While shocking, state-sponsored sterilization has long enjoyed institutional support, even outside of authoritarian regimes such as China. In India, for example, since the Emergency, millions of people, including men, were incentivized (or coerced) to undergo sterilization in exchange for money or land. The Indian state carried out these sterilization drives for decades until the camps were finally banned in 2016. State-sponsored sterilization camps were deeply criticized at the time for incentivizing poor families with money and other resources, which translated into women often being coerced to undergo sterilization procedures they often couldn’t understand completely.

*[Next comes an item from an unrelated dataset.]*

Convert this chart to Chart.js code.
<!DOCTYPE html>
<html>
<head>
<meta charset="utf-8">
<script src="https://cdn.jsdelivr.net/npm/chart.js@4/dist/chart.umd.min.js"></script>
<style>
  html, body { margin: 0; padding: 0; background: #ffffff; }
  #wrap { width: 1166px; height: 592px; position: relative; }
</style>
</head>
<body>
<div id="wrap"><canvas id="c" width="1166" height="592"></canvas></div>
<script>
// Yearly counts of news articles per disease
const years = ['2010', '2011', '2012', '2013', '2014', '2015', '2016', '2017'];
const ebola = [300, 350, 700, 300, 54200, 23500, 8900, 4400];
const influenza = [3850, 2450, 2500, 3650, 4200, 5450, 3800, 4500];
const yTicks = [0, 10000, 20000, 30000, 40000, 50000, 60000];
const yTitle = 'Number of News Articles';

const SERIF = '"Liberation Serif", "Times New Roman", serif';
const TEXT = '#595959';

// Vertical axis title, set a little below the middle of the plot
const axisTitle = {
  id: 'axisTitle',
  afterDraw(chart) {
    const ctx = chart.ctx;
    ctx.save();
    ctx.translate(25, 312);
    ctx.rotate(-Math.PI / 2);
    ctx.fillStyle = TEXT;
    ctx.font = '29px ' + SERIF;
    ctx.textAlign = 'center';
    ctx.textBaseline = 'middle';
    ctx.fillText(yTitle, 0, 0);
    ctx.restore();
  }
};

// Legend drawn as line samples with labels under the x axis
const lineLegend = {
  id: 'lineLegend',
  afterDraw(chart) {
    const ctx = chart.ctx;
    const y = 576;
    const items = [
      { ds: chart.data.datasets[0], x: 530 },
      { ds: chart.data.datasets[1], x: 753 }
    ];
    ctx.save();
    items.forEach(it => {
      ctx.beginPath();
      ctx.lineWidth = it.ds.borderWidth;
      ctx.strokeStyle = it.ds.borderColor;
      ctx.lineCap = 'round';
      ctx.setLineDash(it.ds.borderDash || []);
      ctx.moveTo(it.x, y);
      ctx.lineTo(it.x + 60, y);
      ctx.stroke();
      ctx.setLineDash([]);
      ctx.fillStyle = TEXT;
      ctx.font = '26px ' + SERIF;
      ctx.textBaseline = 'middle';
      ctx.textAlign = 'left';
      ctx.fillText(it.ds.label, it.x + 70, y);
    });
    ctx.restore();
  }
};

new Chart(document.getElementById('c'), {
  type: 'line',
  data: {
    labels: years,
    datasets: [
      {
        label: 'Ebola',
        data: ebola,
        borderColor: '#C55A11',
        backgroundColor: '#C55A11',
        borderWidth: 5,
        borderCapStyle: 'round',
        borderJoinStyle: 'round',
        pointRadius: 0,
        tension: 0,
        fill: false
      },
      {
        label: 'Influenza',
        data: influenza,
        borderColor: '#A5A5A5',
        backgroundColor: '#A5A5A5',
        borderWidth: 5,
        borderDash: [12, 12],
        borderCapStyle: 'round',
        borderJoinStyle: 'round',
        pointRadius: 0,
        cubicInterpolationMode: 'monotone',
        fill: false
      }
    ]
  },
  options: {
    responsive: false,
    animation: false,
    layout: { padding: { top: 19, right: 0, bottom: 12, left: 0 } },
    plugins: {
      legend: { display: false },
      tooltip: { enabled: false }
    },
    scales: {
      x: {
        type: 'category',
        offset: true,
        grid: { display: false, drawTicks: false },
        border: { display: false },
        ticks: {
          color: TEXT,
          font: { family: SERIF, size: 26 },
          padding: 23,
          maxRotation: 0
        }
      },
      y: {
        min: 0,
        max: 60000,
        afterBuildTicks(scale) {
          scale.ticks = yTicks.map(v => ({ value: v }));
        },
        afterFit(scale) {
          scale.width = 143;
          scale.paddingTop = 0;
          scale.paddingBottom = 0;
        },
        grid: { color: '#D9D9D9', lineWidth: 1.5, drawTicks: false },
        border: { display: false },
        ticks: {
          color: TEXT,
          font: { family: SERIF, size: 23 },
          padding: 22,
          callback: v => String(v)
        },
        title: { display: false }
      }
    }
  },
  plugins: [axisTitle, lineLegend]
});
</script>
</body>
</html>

Be it in China, where minority groups are facing persecution by a regime obsessed with creating “equal” families, or in India, where poor families were incentivized for participating in sterilization drives, there has always been an element of coercion that has existed in state-sponsored methods targeted toward population control. After the 2016 ban, for example, there’s been a push to get more males to opt for sterilization procedures. The plan isn’t working, which has pushed some state governments to employ desperate tactics — a recent controversy arose after a circular from the Madhya Pradesh government asking its health officials to get at least one male sterilized (or face salary cuts) attracted criticism, following which the government withdrew the mandate.
The cases of China and India are not comparable, and the motives of the two governments even less so, but they shed vital light upon what reproductive justice advocates all around the world have been stressing for years — attempting to control the population by mandating sterilization is abuse, overt or otherwise. If governments were to empower people with consent-focused sex education, accessible and affordable healthcare and related information, and prioritized the wellbeing of the people they vow to serve, it would create a healthier environment for people to make better decisions about their health, and in turn, their families.